Every tragedy has a point of no return, and Khristian's came on March 17, 1998, when he was 21. He smoked a joint with Sonya Reed, the 23-year-old mother of his baby girl, and with two teenage brothers, Lonny and Bennie Rubalcaba. Then the four of them drove around Nacogdoches, looking for an empty house to break into. Khristian carried his gun but didn't plan to use it.

At a promising-looking house, they broke a window, making a lot of noise to see whether anyone would come investigate. No one did, so Khristian and Lonny ventured inside. Sonya and Bennie stayed in the car.

Soon, all hell broke loose. When the house's owner, 64-year-old Joe Collins, returned home, Khristian and Lonny ran for the back door. But it was locked from the outside.
Collins, carrying a rifle, had the boys cornered. He shot Lonny in the leg.

Khristian shot back.

Judgment

Charged with killing Collins, Khristian stood trial in Nacogdoches. Collins was white, and so was the jury.

The state designated Khristian's as “white,” too, but the jury was free to draw its own conclusions. His darker-skinned parents sat behind him every day.

Khristian never denied shooting the homeowner, but among the issues in the trial was what happened immediately afterward. Collins was beaten with the butt of his own rifle, and the coroner couldn't say for sure what killed him: the shot to the torso or the blows to the head.

Khristian maintained that he didn't beat Collins, and no physical evidence connected him to the beating. After the shot, Khristian testified, he picked up Lonny, whose leg was bleeding, and carried him out to the car, where only Sonya remained.

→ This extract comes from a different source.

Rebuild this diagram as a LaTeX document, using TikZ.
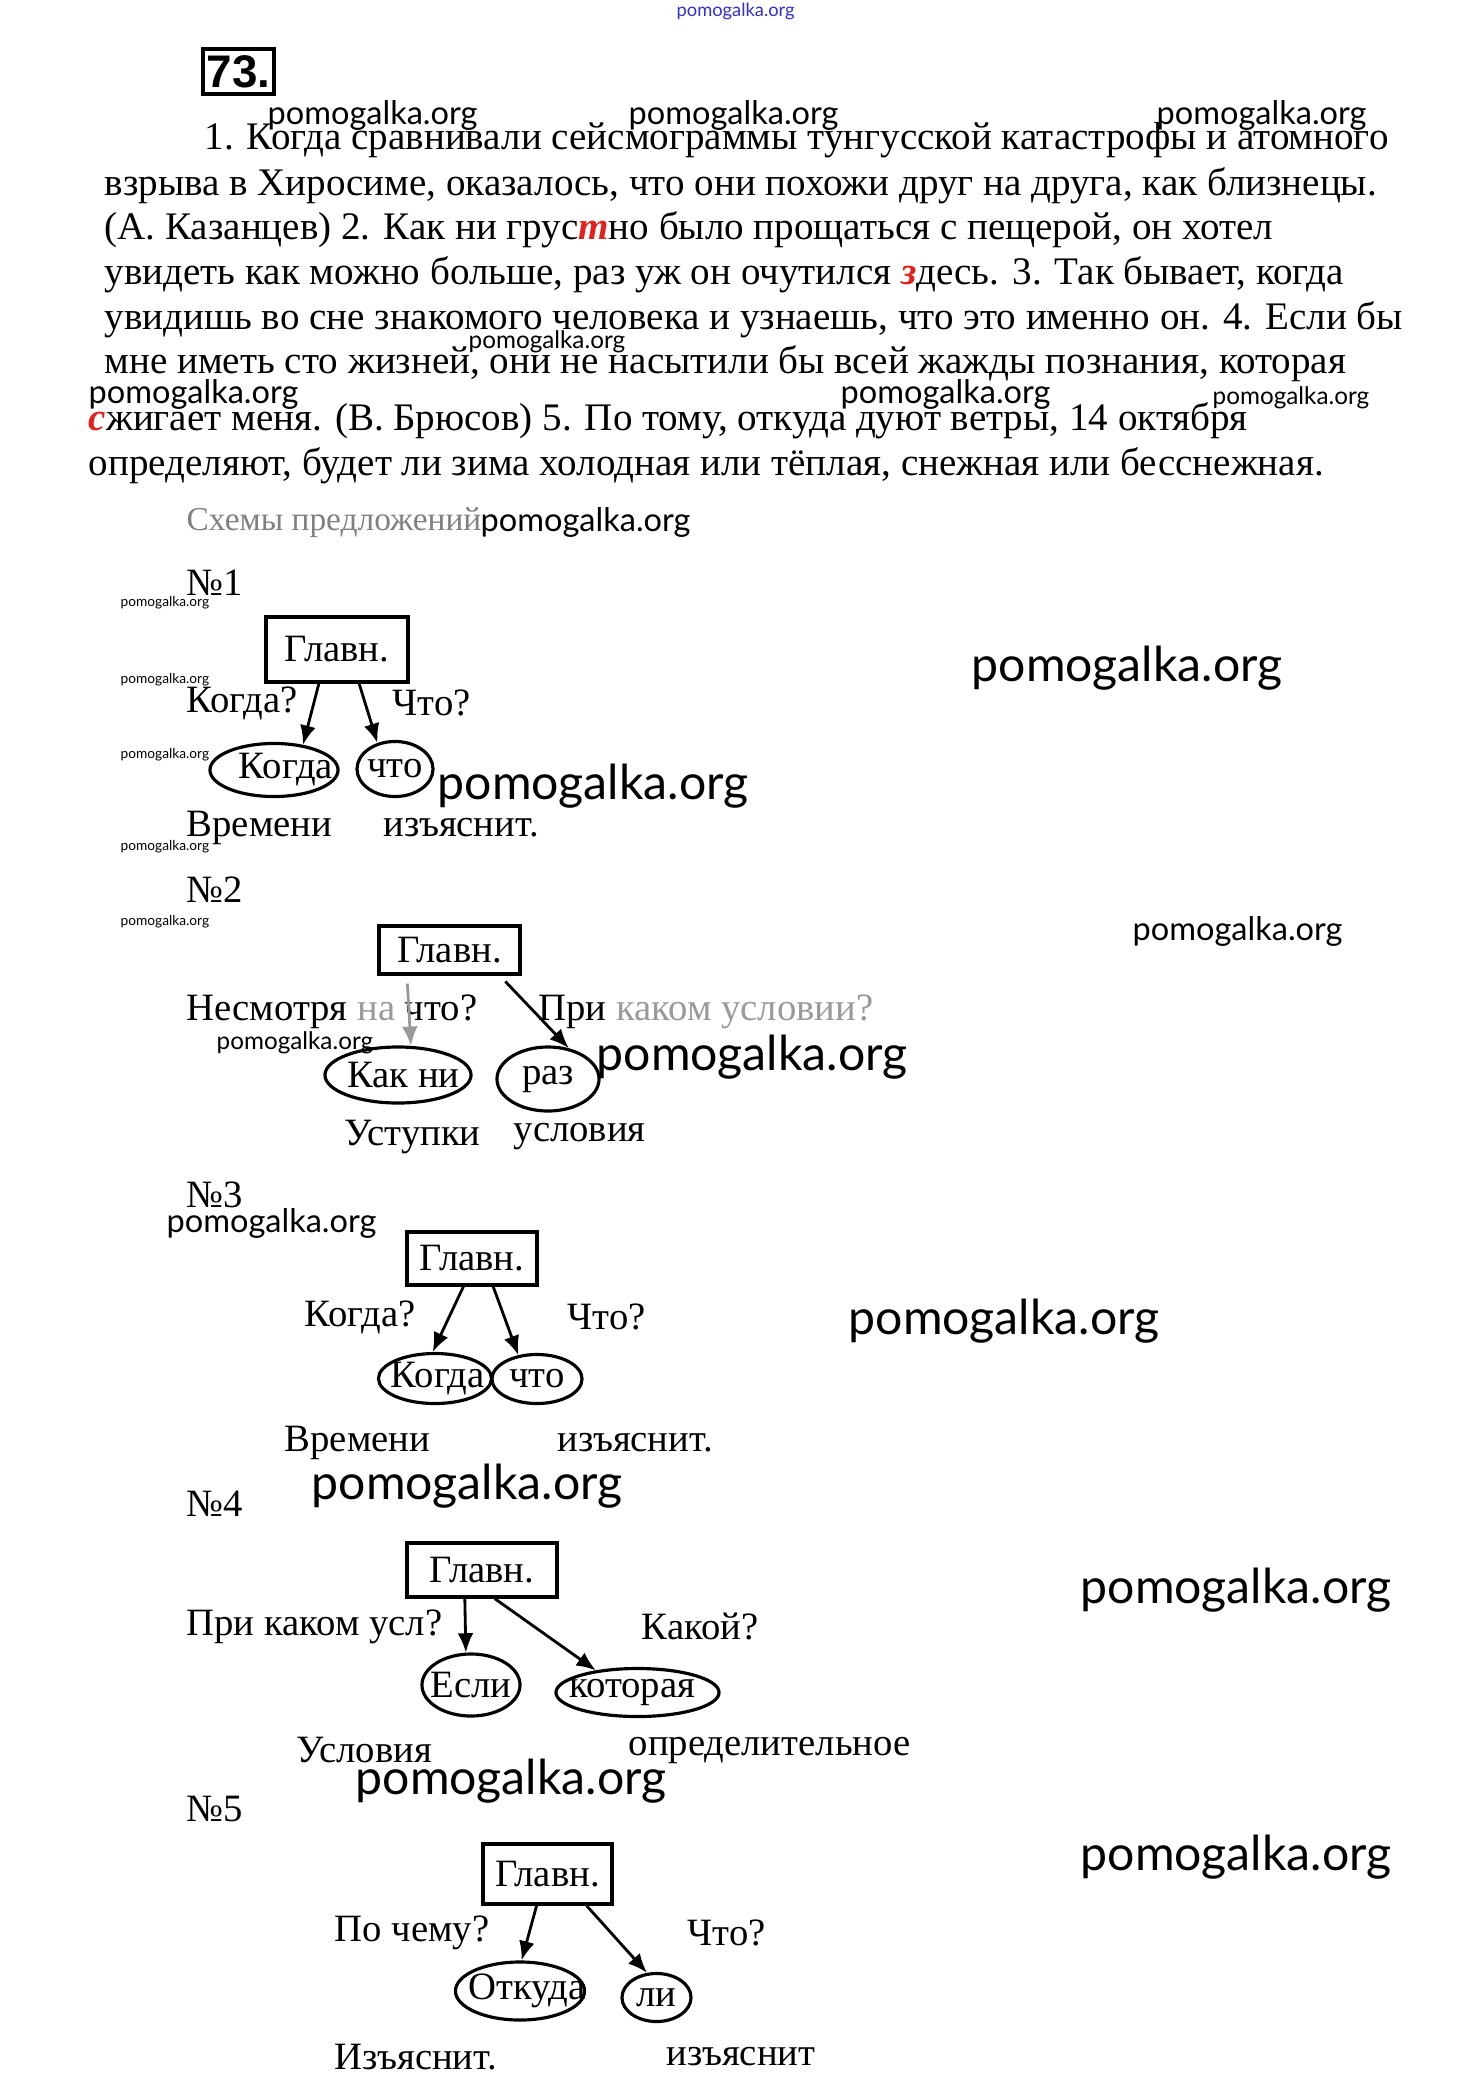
\documentclass[tikz,border=0pt]{standalone}
\usepackage{fontspec}
\setmainfont{Liberation Serif}
\newfontfamily\wmfont{Lato}
\newfontfamily\numfont{Liberation Sans}
\usepackage{xcolor}
\usepackage{tikz}
\usetikzlibrary{arrows.meta,shapes.geometric}
\definecolor{headgray}{HTML}{808080}
\definecolor{fadegray}{HTML}{9A9A9A}
\definecolor{markred}{HTML}{E3211C}
\definecolor{wmblue}{HTML}{3030D8}
\newcommand{\redl}[1]{\textcolor{markred}{\textbf{\textit{#1}}}}
\newcommand{\cl}[2][0pt]{\makebox[0pt]{\kern#1 #2}}

\begin{document}
\begin{tikzpicture}[x=0.01cm,y=-0.01cm,>={Latex[length=5.5pt,width=4.5pt]}]
\tikzstyle{para}=[anchor=west,inner sep=0pt,font=\fontsize{11.1}{13}\selectfont]
\tikzstyle{txt}=[anchor=west,inner sep=0pt,font=\fontsize{11}{13}\selectfont]
\tikzstyle{glavn}=[draw,line width=0.9pt,inner sep=0pt,font=\fontsize{11}{13}\selectfont]
\tikzstyle{clause}=[draw,ellipse,line width=0.9pt,inner sep=0pt,font=\fontsize{11}{13}\selectfont]
\tikzstyle{link}=[->,line width=0.8pt]
\newcommand{\wmark}[4]{%
\node[anchor=west,inner sep=0pt,font=\wmfont\fontsize{#4}{#4}\selectfont] (#1) at (#2,#3) {pomogalka.org};
}
\useasboundingbox (0,0) rectangle (1467,2094);

% header
\node[anchor=west,inner sep=0pt,text=wmblue,font=\wmfont\fontsize{5.2}{6}\selectfont] (wmtop) at (676,11) {pomogalka.org};
\node[draw,line width=1.4pt,minimum width=0.71cm,minimum height=0.45cm,inner sep=0pt,font=\numfont\bfseries\fontsize{13}{14}\selectfont] (num) at (238.5,71.5) {73.};

% text of the exercise
\node[para] (l1) at (204,140) {1. Когда сравнивали сейсмограммы тунгусской катастрофы и атомного};
\node[para] (l2) at (104,186) {взрыва в Хиросиме, оказалось, что они похожи друг на друга, как близнецы.};
\node[para] (l3) at (104,230) {(А. Казанцев) 2. Как ни грус\redl{т}но было прощаться с пещерой, он хотел};
\node[para] (l4) at (104,275) {увидеть как можно больше, раз уж он очутился \redl{з}десь. 3. Так бывает, когда};
\node[para] (l5) at (104,320) {увидишь во сне знакомого человека и узнаешь, что это именно он. 4. Если бы};
\node[para] (l6) at (104,364) {мне иметь сто жизней, они не насытили бы всей жажды познания, которая};
\node[para] (l7) at (88,421) {\redl{с}жигает меня. (В. Брюсов) 5. По тому, откуда дуют ветры, 14 октября};
\node[para] (l8) at (88,466) {определяют, будет ли зима холодная или тёплая, снежная или бесснежная.};
\wmark{wa}{267}{115}{9.25}
\wmark{wb}{628}{115}{9.25}
\wmark{wc}{1156}{115}{9.25}
\wmark{wd}{468}{342}{6.9}
\wmark{we}{88}{394}{9.25}
\wmark{wf}{840}{394}{9.25}
\wmark{wg}{1212}{398}{6.9}

\node[anchor=west,inner sep=0pt,text=headgray,font=\fontsize{9.5}{11}\selectfont] (head) at (186,523) {Схемы предложений};
\wmark{wh}{480}{522}{9.25}
\foreach \n/\y in {s1/603,s2/680,s3/755,s4/847,s5/922}{
  \wmark{\n}{120}{\y}{3.9}
}

% No1
\node[txt] (n1) at (186,583) {№1};
\node[glavn,minimum width=1.42cm,minimum height=0.65cm] (g1) at (337,649.5) {Главн.};
\node[clause,minimum width=1.28cm,minimum height=0.53cm] (k1) at (274,770) {\cl[6.8pt]{Когда}};
\node[clause,minimum width=0.76cm,minimum height=0.55cm] (c1) at (395,769) {\cl{что}};
\node[txt] (q1a) at (186,703) {Когда?};
\node[txt] (q1b) at (392,703) {Что?};
\node[txt] (t1a) at (186,828) {Времени};
\node[txt] (t1b) at (383,828) {изъяснит.};
\draw[link] (g1.242) -- (k1.41);
\draw[link] (g1.303) -- (c1.124);
\wmark{wi}{437}{786}{13.7}
\wmark{wj}{971}{668}{13.7}

% No2
\node[txt] (n2) at (186,890) {№2};
\wmark{wk}{1132}{931}{9.25}
\node[glavn,minimum width=1.41cm,minimum height=0.48cm] (g2) at (449.5,950) {Главн.};
\node[clause,minimum width=1.46cm,minimum height=0.56cm] (k2) at (398,1075) {\cl[3pt]{Как ни}};
\node[clause,minimum width=1.02cm,minimum height=0.64cm] (r2) at (548,1079) {\cl{раз}};
\node[txt] (q2a) at (186,1012) {Несмотря \textcolor{fadegray}{на} что?};
\node[txt] (q2b) at (538,1012) {При \textcolor{fadegray}{каком условии?}};
\node[txt] (t2a) at (344,1137) {Уступки};
\node[txt] (t2b) at (513,1137) {условия};
\draw[link,draw=fadegray,fill=fadegray,shorten <=2.3pt] (g2.211) -- (k2.66);
\draw[link,shorten <=2.3pt] (g2.333) -- (r2.56);
\wmark{wl}{216}{1043}{6.9}
\wmark{wm}{596}{1057}{13.7}

% No3
\node[txt] (n3) at (186,1195) {№3};
\wmark{wn}{166}{1223}{9.25}
\node[glavn,minimum width=1.3cm,minimum height=0.53cm] (g3) at (472,1258.5) {Главн.};
\node[clause,minimum width=1.13cm,minimum height=0.5cm] (k3) at (435,1378.5) {\cl[1.6pt]{Когда}};
\node[clause,minimum width=0.9cm,minimum height=0.49cm] (c3) at (537,1379) {\cl{что}};
\node[txt] (q3a) at (304,1317) {Когда?};
\node[txt] (q3b) at (567,1317) {Что?};
\node[txt] (t3a) at (284,1443) {Времени};
\node[txt] (t3b) at (557,1443) {изъяснит.};
\draw[link] (g3.253) -- (k3.95);
\draw[link] (g3.307) -- (c3.128);
\wmark{wo}{848}{1321}{13.7}
\wmark{wp}{311}{1486}{13.7}

% No4
\node[txt] (n4) at (186,1504) {№4};
\node[glavn,minimum width=1.5cm,minimum height=0.54cm] (g4) at (482,1570) {Главн.};
\node[clause,minimum width=0.98cm,minimum height=0.62cm] (e4) at (471,1685) {\cl{Если}};
\node[clause,minimum width=1.63cm,minimum height=0.48cm] (w4) at (637.5,1692.5) {\cl[-3pt]{которая}};
\node[txt] (q4a) at (186,1627) {При каком усл?};
\node[txt] (q4b) at (641,1627) {Какой?};
\node[txt] (t4a) at (296,1750) {Условия};
\node[txt] (t4b) at (628,1750) {определительное};
\draw[link] (g4.239) -- (e4.99);
\draw[link] (g4.294) -- (w4.152);
\wmark{wq}{1080}{1590}{13.7}
\wmark{wr}{355}{1781}{13.7}

% No5
\node[txt] (n5) at (186,1809) {№5};
\node[glavn,minimum width=1.29cm,minimum height=0.6cm] (g5) at (547.5,1874) {Главн.};
\node[clause,minimum width=1.29cm,minimum height=0.58cm] (o5) at (520,1991) {\cl[4pt]{Откуда}};
\node[clause,minimum width=0.69cm,minimum height=0.48cm] (l5) at (656.5,1997.5) {\cl{ли}};
\node[txt] (q5a) at (334,1933) {По чему?};
\node[txt] (q5b) at (687,1933) {Что?};
\node[txt] (t5a) at (334,2057) {Изъяснит.};
\node[txt] (t5b) at (666,2057) {изъяснит};
\draw[link] (g5.251) -- (o5.87);
\draw[link] (g5.321) -- (l5.111);
\wmark{ws}{1080}{1857}{13.7}
\end{tikzpicture}
\end{document}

At Khristian's trial, the Rubalcaba brothers testified that it was Khristian who beat the old man. Bennie now says that the prosecutors coached him and his brother. In return for their cooperation, the Rubalcabas received light sentences: 10 years for Lonny; five for Bennie.

Khristian was sentenced to die.

Salvation

In his 10 years on death row, Khristian earned a paralegal degree. He illustrated books for his daughter. And he began reading the classics that his father loves: the works of Plato, the Dead Sea Scrolls.

Significantly, the once rebellious son of painters began to paint, working with the cheap watercolor sets available in prison. On visits, his parents would give him “challenges” to sharpen his skills.

Alvia Wardlaw, who curated Kermit Oliver's 2005 retrospective at the Museum of Fine Arts, Houston, says that as Khristian developed as a painter his works filled with color and light. Like Kermit, he began to paint the allegories.

Supporters have sent letters to Gov. Rick Perry pleading for a stay of execution — time to run DNA tests on the rifle — or that his sentence be changed to life in prison.

On Wednesday, Houston friends of the family were considering where they could gather to wait for tonight's news. One possibility was Trinity Episcopal Church's Morrow Chapel, where the altarpiece is a painting Kermit made a few years after Khristian's trial. Resurrection is one of his most powerful works.

In the painting, a risen Christ faces the viewer. His head is wreathed in lilies; burial cloths float around him. Behind him is an apocalyptic-looking orange cloud: something horrible, but something past.

In a statement for the church, Kermit spent four pages explaining the painting's dense symbolism, its visual representations of rebirth, of triumph over death, of Original Sin atoned for, of fallen mankind redeemed.

But the statement didn't mention the most striking symbol: As the model for Christ, Kermit used Khristian.